10/22/2018 | by

Steven Delaney, director of specialty finance research and senior analyst with JMP Securities, tracks the residential and commercial mortgage sector for the firm. The award-winning analyst was previously director of research with Flagstone Securities and has also served in senior financial executive roles.

What is your 2019 outlook for mREITs?

It’s a mixed outlook because there are two very distinct business models. The themes we watch across all the models are the interest rate environment and the credit environment. The credit environment is heavily tied to the economy and real estate fundamentals, both residential and commercial.

Agency REITs primarily invest in Freddie Mac and Fannie Mae mortgage securities, and they strive to manage the interest rate risk. Commercial mREITs primarily make direct commercial real estate loans, the vast majority of which are floating rate loans.

We are generally cautious on the agency REITs, and we are broadly positive about the commercial mREITs.

What makes you so positive about commercial mREITs?

The primary reason is that they invest largely in senior first mortgages and commercial mortgage-backed securities.
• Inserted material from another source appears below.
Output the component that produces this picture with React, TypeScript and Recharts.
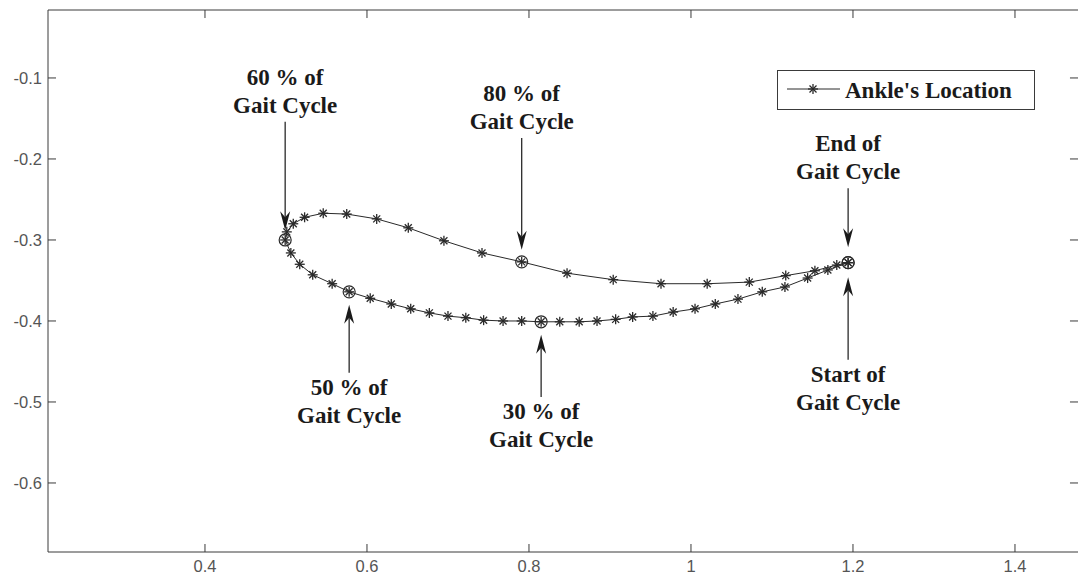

And those senior first mortgages are mostly floating-rate loans indexed to one-month LIBOR. So their returns directly benefit from the Federal Reserve’s raising of short-term interest rates.

We think the next two to three years are very likely to be a better environment to be a lender on real estate than to be an owner of real estate. It’s the Fed hiking and the flattening of the interest rate yield curve that cause us to be cautious on agency REITs.

What’s your outlook for interest rates next year?

When the Fed considers raising rates, I don’t think their terminal federal funds rate will exceed 3 percent. The question is, for the Fed to go to 3 percent they have to hope that the economy will continue to grow, inflation will pick up, and the 10-year yield will move to 3.5 to 4 percent.

It will be a game of chicken when we get into the second half of next year. I think it is possible that the Fed will get to the 2.5 percent range, and then they will slow down, skip some meetings, and take a pause and wait and see how things play out.

Do you see any spillover risks from the global economy to the U.S economy and mREITs?

The trade talks are ugly and noisy, and they create short-term problems. But it’s in no country’s interest for them to continue long term, and they will be resolved. I don’t see any material risks of any change in the global economy impacting mREITs over the next couple of years.

How could any potential reform to Fannie and Freddie impact the agency REITs?

I don’t feel that Freddie and Fannie today represent an existential risk to the U.S taxpayer. We need FHA to make the loans that the private sector doesn’t want to get involved with.

We also need an agency that represents a public-private partnership, which is what Freddie and Fannie represent, especially in their multifamily programs.

I don’t think the effect (of reform) will be negative to agency mREITs because they will always have agency MBS to invest in. There may just be a different name on the bond.